Can gene flow prevent extinction of small maladapted populations?

Sarah Fitzpatrick, Michigan State University

The role of gene flow in causing or preventing maladaptation continues to be debated. Gene flow is classically viewed as a constraint to adaptive evolution by preventing selection from establishing and maintaining local genetic differences. But, gene flow can also reduce maladaptation through masking recessive deleterious alleles, heterozygote advantage, introducing novel high fitness alleles, or by increasing additive genetic variation on which selection can act. Fitness benefits of gene flow may be particularly important for contemporary populations that are fragmented and experiencing novel stress.
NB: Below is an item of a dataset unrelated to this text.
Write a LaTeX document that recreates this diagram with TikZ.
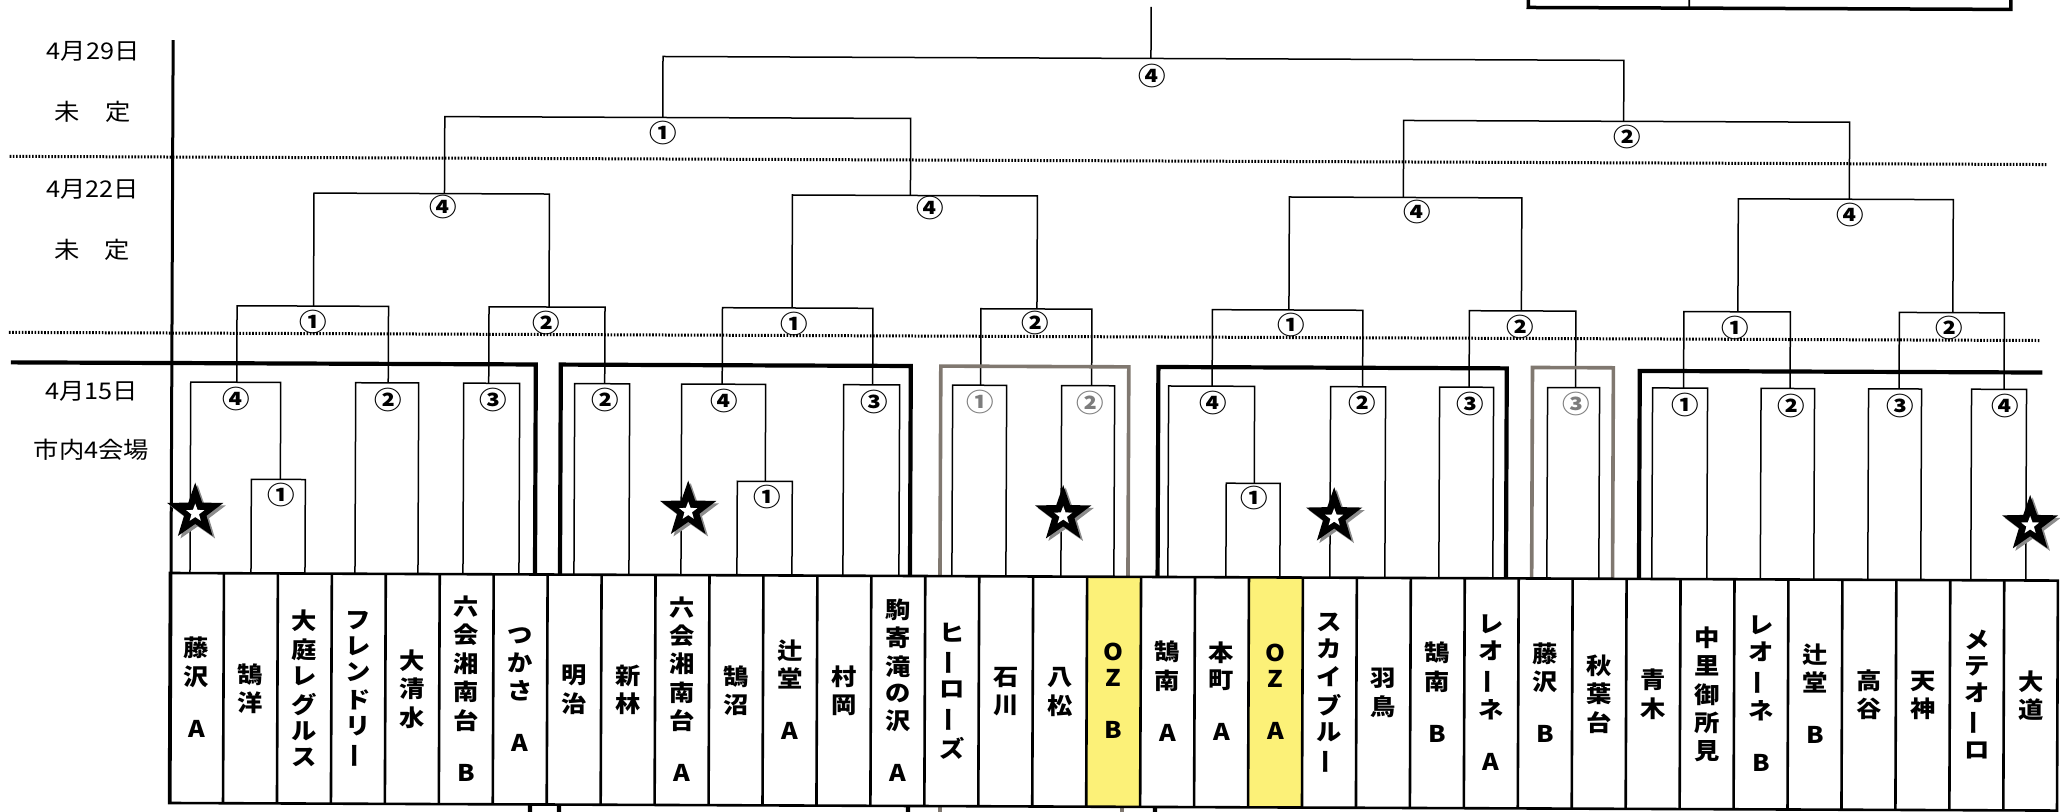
\documentclass[tikz,border=0pt]{standalone}
\usepackage{fontspec}
\usetikzlibrary{shapes.geometric}
\newfontfamily\jp{Noto Sans CJK JP}[FakeStretch=1.1]
\definecolor{boxgray}{RGB}{128,120,112}
\definecolor{labgray}{RGB}{125,125,125}
\definecolor{ozyellow}{RGB}{252,241,120}
\newcommand\Cho{\raisebox{0.17em}{\rotatebox[origin=c]{90}{ー}}}
\tikzset{
  br/.style={line width=1.5pt},
  lab/.style={font=\jp\bfseries\fontsize{25}{25}\selectfont, inner sep=0pt},
  glab/.style={lab, text=labgray},
  team/.style={font=\jp\bfseries\fontsize{23}{26}\selectfont, align=center, inner sep=0pt},
  side/.style={font=\jp\fontsize{23}{23}\selectfont, inner sep=0pt},
  grp/.style={line width=4.2pt},
  ggrp/.style={line width=3.6pt, draw=boxgray},
  tbl/.style={line width=2.6pt},
  axisline/.style={line width=3pt},
  dotl/.style={line width=3pt, dash pattern=on 1.6pt off 1.6pt},
  bstar/.style={star, star points=5, star point ratio=2.5, minimum size=59pt, inner sep=0pt, fill=black},
  sstar/.style={star, star points=5, star point ratio=2.5, minimum size=59pt, inner sep=0pt, fill=black!45},
  wstar/.style={star, star points=5, star point ratio=2.4, minimum size=19pt, inner sep=0pt, fill=white},
}
\begin{document}
\begin{tikzpicture}[x=1pt,y=-1pt]
\useasboundingbox (0,0) rectangle (2060,811);
\fill[white] (0,0) rectangle (2060,811);
\begin{scope}[rotate around={-0.23:(170,573)}]
% top-right partial box
\draw[line width=3.5pt] (1526,-12) -- (1526,2) -- (2008.6,2) -- (2008.6,-12);
\draw[line width=1.6pt] (1687,-12) -- (1687,2);
% side labels
\node[side] (d29) at (91,52) {4月29日};
\node[side] (u29) at (91,112) {未　定};
\node[side] (d22) at (91,190) {4月22日};
\node[side] (u22) at (91,250) {未　定};
\node[side] (d15) at (91,392) {4月15日};
\node[side] (v15) at (91,450) {市内4会場};
% dotted separators
\draw[dotl] (8,157) -- (2046,157);
\draw[dotl] (8,333) -- (2040,333);
% axis
\draw[axisline] (171,40) -- (171,803);
% yellow cells
\fill[ozyellow] ({170+17*53.95},573) rectangle ({170+18*53.95},803);
\fill[ozyellow] ({170+20*53.95},573) rectangle ({170+21*53.95},803);
% feet coordinates
\coordinate (f1) at (190,573);  \coordinate (f2) at (251,573);  \coordinate (f3) at (305,573);
\coordinate (f4) at (355,573);  \coordinate (f5) at (418,573);  \coordinate (f6) at (463,573);
\coordinate (f7) at (519,573);  \coordinate (f8) at (574,573);  \coordinate (f9) at (629,573);
\coordinate (f10) at (681,573); \coordinate (f11) at (737,573); \coordinate (f12) at (792,573);
\coordinate (f13) at (843,573); \coordinate (f14) at (899,573); \coordinate (f15) at (952,573);
\coordinate (f16) at (1006,573);\coordinate (f17) at (1061,573);\coordinate (f18) at (1114,573);
\coordinate (f19) at (1168,573);\coordinate (f20) at (1226,573);\coordinate (f21) at (1280,573);
\coordinate (f22) at (1330,573);\coordinate (f23) at (1385,573);\coordinate (f24) at (1439,573);
\coordinate (f25) at (1493,573);\coordinate (f26) at (1547,573);\coordinate (f27) at (1599,573);
\coordinate (f28) at (1652,573);\coordinate (f29) at (1707,573);\coordinate (f30) at (1760.5,573);
\coordinate (f31) at (1814,573);\coordinate (f32) at (1868,573);\coordinate (f33) at (1921,573);
\coordinate (f34) at (1971,573);\coordinate (f35) at (2026,573);
% match coordinates
\coordinate (m1a) at (280,479);   \coordinate (m1b) at (236,382);
\coordinate (m1c) at (387.5,382); \coordinate (m1d) at (488,382);
\coordinate (m2a) at (604,382);   \coordinate (m2b) at (765,479);
\coordinate (m2c) at (721.5,382); \coordinate (m2d) at (872,382);
\coordinate (m3a) at (980,382);   \coordinate (m3b) at (1091,382);
\coordinate (m4a) at (1254,479);  \coordinate (m4b) at (1211.5,382);
\coordinate (m4c) at (1362,382);  \coordinate (m4d) at (1468.5,382);
\coordinate (m5a) at (1575,382);
\coordinate (m6a) at (1683,382);  \coordinate (m6b) at (1789.5,382);
\coordinate (m6c) at (1898.5,382);\coordinate (m6d) at (2003.5,382);
\coordinate (r1) at (312.5,305.5); \coordinate (r2) at (548,305.5);
\coordinate (r3) at (791,305.5);   \coordinate (r4) at (1036,305.5);
\coordinate (r5) at (1288,305.5);  \coordinate (r6) at (1520.5,305.5);
\coordinate (r7) at (1737,305.5);  \coordinate (r8) at (1952,305.5);
\coordinate (q1) at (443,192.5);   \coordinate (q2) at (909,192.5);
\coordinate (q3) at (1402,192.5);  \coordinate (q4) at (1848,192.5);
\coordinate (s1) at (661,115.5);   \coordinate (s2) at (1622,115.5);
\coordinate (fin) at (1149,54.5);  \coordinate (top) at (1149,3);
% brackets
\draw[br] (f2) |- (m1a) -| (f3);
\draw[br] (f1) |- (m1b) -| (m1a);
\draw[br] (f4) |- (m1c) -| (f5);
\draw[br] (f6) |- (m1d) -| (f7);
\draw[br] (f8) |- (m2a) -| (f9);
\draw[br] (f11) |- (m2b) -| (f12);
\draw[br] (f10) |- (m2c) -| (m2b);
\draw[br] (f13) |- (m2d) -| (f14);
\draw[br] (f15) |- (m3a) -| (f16);
\draw[br] (f17) |- (m3b) -| (f18);
\draw[br] (f20) |- (m4a) -| (f21);
\draw[br] (f19) |- (m4b) -| (m4a);
\draw[br] (f22) |- (m4c) -| (f23);
\draw[br] (f24) |- (m4d) -| (f25);
\draw[br] (f26) |- (m5a) -| (f27);
\draw[br] (f28) |- (m6a) -| (f29);
\draw[br] (f30) |- (m6b) -| (f31);
\draw[br] (f32) |- (m6c) -| (f33);
\draw[br] (f34) |- (m6d) -| (f35);
\draw[br] (m1b) |- (r1) -| (m1c);
\draw[br] (m1d) |- (r2) -| (m2a);
\draw[br] (m2c) |- (r3) -| (m2d);
\draw[br] (m3a) |- (r4) -| (m3b);
\draw[br] (m4b) |- (r5) -| (m4c);
\draw[br] (m4d) |- (r6) -| (m5a);
\draw[br] (m6a) |- (r7) -| (m6b);
\draw[br] (m6c) |- (r8) -| (m6d);
\draw[br] (r1) |- (q1) -| (r2);
\draw[br] (r3) |- (q2) -| (r4);
\draw[br] (r5) |- (q3) -| (r6);
\draw[br] (r7) |- (q4) -| (r8);
\draw[br] (q1) |- (s1) -| (q2);
\draw[br] (q3) |- (s2) -| (q4);
\draw[br] (s1) |- (fin) -| (s2);
\draw[br] (fin) -- (top);
% group boxes
\draw[grp] (10,363) -- (535,363) -- (535,573);
\draw[grp] (560,573) -- (560,363) -- (910,363) -- (910,573);
\draw[ggrp] (940,573) -- (940,363) -- (1128,363) -- (1128,573);
\draw[grp] (1157.6,573) -- (1157.6,363) -- (1506,363) -- (1506,573);
\draw[ggrp] (1531.7,573) -- (1531.7,362) -- (1612.6,362) -- (1612.6,573);
\draw[grp] (1639,573) -- (1639,365) -- (2041.7,365);
% stubs below the table
\draw[grp] (531,803) -- (531,816);
\draw[grp] (560,803) -- (560,816);
\draw[grp] (909,803) -- (909,816);
\draw[ggrp] (941,803) -- (941,816);
\draw[ggrp] (1123,803) -- (1123,816);
\draw[grp] (1156,803) -- (1156,816);
% labels
\node[lab] (l1a) at (281,494.5) {①};
\node[lab] (l1b) at (236,398.5) {④};
\node[lab] (l1c) at (387.5,399) {②};
\node[lab] (l1d) at (493,399) {③};
\node[lab] (l2a) at (605,398) {②};
\node[lab] (l2b) at (767,494.5) {①};
\node[lab] (l2c) at (724,398.5) {④};
\node[lab] (l2d) at (874,399) {③};
\node[glab] (l3a) at (980,399) {①};
\node[glab] (l3b) at (1090,399) {②};
\node[lab] (l4a) at (1254,494) {①};
\node[lab] (l4b) at (1213,398.5) {④};
\node[lab] (l4c) at (1362,398.5) {②};
\node[lab] (l4d) at (1470,398.5) {③};
\node[glab] (l5a) at (1576,398.5) {③};
\node[lab] (l6a) at (1685,399) {①};
\node[lab] (l6b) at (1791,399) {②};
\node[lab] (l6c) at (1900,399) {③};
\node[lab] (l6d) at (2005,398.5) {④};
\node[lab] (lr1) at (312.5,321) {①};
\node[lab] (lr2) at (545.5,321) {②};
\node[lab] (lr3) at (793,321) {①};
\node[lab] (lr4) at (1034,320) {②};
\node[lab] (lr5) at (1290.5,320.5) {①};
\node[lab] (lr6) at (1519.5,321.5) {②};
\node[lab] (lr7) at (1734,321.5) {①};
\node[lab] (lr8) at (1948.5,321) {②};
\node[lab] (lq1) at (442,205.5) {④};
\node[lab] (lq2) at (929,205) {④};
\node[lab] (lq3) at (1416,207) {④};
\node[lab] (lq4) at (1849,208) {④};
\node[lab] (ls1) at (661,131) {①};
\node[lab] (ls2) at (1625.5,131.5) {②};
\node[lab] (lf) at (1150,72) {④};
% stars
\foreach \nm/\sx/\sy in {a/195/512, b/688/508, c/1063/511, d/1334/512, e/2030/517}{
  \node[sstar] (sh\nm) at (\sx+2.5,\sy+2.5) {};
  \node[bstar] (st\nm) at (\sx,\sy) {};
  \node[wstar] (sw\nm) at (\sx,\sy+1) {};
}
% name table
\draw[tbl] (170,573) rectangle (2058,803);
\foreach \i in {1,...,34} \draw[tbl] ({170+\i*53.95},573) -- ({170+\i*53.95},803);
% team names
\node[team] (t1) at ({170+0.5*53.95},691) {\strut 藤\\\strut 沢\\\strut\\\strut A};
\node[team] (t2) at ({170+1.5*53.95},691) {\strut 鵠\\\strut 洋};
\node[team] (t3) at ({170+2.5*53.95},691) {\strut 大\\\strut 庭\\\strut レ\\\strut グ\\\strut ル\\\strut ス};
\node[team] (t4) at ({170+3.5*53.95},691) {\strut フ\\\strut レ\\\strut ン\\\strut ド\\\strut リ\\\strut\Cho};
\node[team] (t5) at ({170+4.5*53.95},691) {\strut 大\\\strut 清\\\strut 水};
\node[team] (t6) at ({170+5.5*53.95},691) {\strut 六\\\strut 会\\\strut 湘\\\strut 南\\\strut 台\\\strut\\\strut B};
\node[team] (t7) at ({170+6.5*53.95},691) {\strut つ\\\strut か\\\strut さ\\\strut\\\strut A};
\node[team] (t8) at ({170+7.5*53.95},691) {\strut 明\\\strut 治};
\node[team] (t9) at ({170+8.5*53.95},691) {\strut 新\\\strut 林};
\node[team] (t10) at ({170+9.5*53.95},691) {\strut 六\\\strut 会\\\strut 湘\\\strut 南\\\strut 台\\\strut\\\strut A};
\node[team] (t11) at ({170+10.5*53.95},691) {\strut 鵠\\\strut 沼};
\node[team] (t12) at ({170+11.5*53.95},691) {\strut 辻\\\strut 堂\\\strut\\\strut A};
\node[team] (t13) at ({170+12.5*53.95},691) {\strut 村\\\strut 岡};
\node[team] (t14) at ({170+13.5*53.95},691) {\strut 駒\\\strut 寄\\\strut 滝\\\strut の\\\strut 沢\\\strut\\\strut A};
\node[team] (t15) at ({170+14.5*53.95},691) {\strut ヒ\\\strut\Cho\\\strut ロ\\\strut\Cho\\\strut ズ};
\node[team] (t16) at ({170+15.5*53.95},691) {\strut 石\\\strut 川};
\node[team] (t17) at ({170+16.5*53.95},691) {\strut 八\\\strut 松};
\node[team] (t18) at ({170+17.5*53.95},691) {\strut O\\\strut Z\\\strut\\\strut B};
\node[team] (t19) at ({170+18.5*53.95},691) {\strut 鵠\\\strut 南\\\strut\\\strut A};
\node[team] (t20) at ({170+19.5*53.95},691) {\strut 本\\\strut 町\\\strut\\\strut A};
\node[team] (t21) at ({170+20.5*53.95},691) {\strut O\\\strut Z\\\strut\\\strut A};
\node[team] (t22) at ({170+21.5*53.95},691) {\strut ス\\\strut カ\\\strut イ\\\strut ブ\\\strut ル\\\strut\Cho};
\node[team] (t23) at ({170+22.5*53.95},691) {\strut 羽\\\strut 鳥};
\node[team] (t24) at ({170+23.5*53.95},691) {\strut 鵠\\\strut 南\\\strut\\\strut B};
\node[team] (t25) at ({170+24.5*53.95},691) {\strut レ\\\strut オ\\\strut\Cho\\\strut ネ\\\strut\\\strut A};
\node[team] (t26) at ({170+25.5*53.95},691) {\strut 藤\\\strut 沢\\\strut\\\strut B};
\node[team] (t27) at ({170+26.5*53.95},691) {\strut 秋\\\strut 葉\\\strut 台};
\node[team] (t28) at ({170+27.5*53.95},691) {\strut 青\\\strut 木};
\node[team] (t29) at ({170+28.5*53.95},691) {\strut 中\\\strut 里\\\strut 御\\\strut 所\\\strut 見};
\node[team] (t30) at ({170+29.5*53.95},691) {\strut レ\\\strut オ\\\strut\Cho\\\strut ネ\\\strut\\\strut B};
\node[team] (t31) at ({170+30.5*53.95},691) {\strut 辻\\\strut 堂\\\strut\\\strut B};
\node[team] (t32) at ({170+31.5*53.95},691) {\strut 高\\\strut 谷};
\node[team] (t33) at ({170+32.5*53.95},691) {\strut 天\\\strut 神};
\node[team] (t34) at ({170+33.5*53.95},691) {\strut メ\\\strut テ\\\strut オ\\\strut\Cho\\\strut ロ};
\node[team] (t35) at ({170+34.5*53.95},691) {\strut 大\\\strut 道};
\end{scope}
\end{tikzpicture}
\end{document}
However, it has never been directly shown that gene flow can prevent populations from extinction. I will present results from recent field and mesocosm experiments using Trinidadian guppies that shed light on conditions where gene flow is immediately beneficial, but also show the potential for long-term effects, including the prevention of extinction.


S26

Maladaptation to metal exposure in resurrected Daphnia populations following decades of contamination

Mary Rogalski, University of Michigan

Human activities can drive rapid evolutionary responses in wild animal populations. These evolutionary responses often leave the population better able to cope with human activities, but sometimes populations appear to be maladapted to local conditions. Our ability to investigate the dynamics of these adaptive and maladaptive responses over time is typically limited in natural systems. I combined resurrection ecology and paleolimnology approaches to examine evolutionary responses of the freshwater zooplankter Daphnia to exposure to heavy metal contamination over the past 50-75 years using animals hatched from diapausing egg banks. In contrast to the predicted trend of adaptation to metal exposure over time, I found that Daphnia from contaminated time periods were more sensitive to copper and cadmium exposure. Given that the release of toxicants such as heavy metals is widespread and other researchers have observed local maladaptation to toxicant exposure, it is important to understand the drivers and implications of this pattern.


S27

Conservation through the lens of maladaptation

Alison Derry, Louis Astorg, Gillian Martin, Dylan Fraser, Antoine Paccard, Rowan Barrett, Lauren Chapman, Steven Brady, Jeffrey Lane, Jorge Negrin Dastis, Marissa Close, Chase Ballas, and Erika Crispo, Southern Connecticut State University

Evolutionarily-informed approaches in conservation typically focus on fostering adaptive responses to human modified environments. Goals guiding such approaches are generally aimed either at maintaining optimal traits (i.e. conservation for an adaptive state) or increasing adaptive potential (i.e. conservation for an adaptive process). When viewed through a traditional adaptive conservation framework, these two approaches are somewhat polar. The former aims to maximize current population fitness by reducing phenotype-environment mismatch. The latter, however, aims to maintain phenotypic variance to support adaptive responses in the future. Yet this variance should cause genetic load, increasing population maladaptation until adaptive outcomes are realized. Here, we attempt to bridge these seemingly conflicting goals through a (mal)adaptive view of conservation. We use meta-analysis to evaluate the advantages and disadvantages of these two different conservation strategies. We explicitly consider natural processes (e.g. migration load, introgression) and intervention tactics (e.g. hybridization, assisted migration) that can result in increased maladaptation but potentially lead to more sustainable populations. We highlight the ways in which a (mal)adaptive conservation framework can contribute to improved conservation management. In particular, management decisions made to support the process of adaptation must adequately account for maladaptation as an inevitable outcome and even as a tool to bolster adaptive capacity to changing conditions.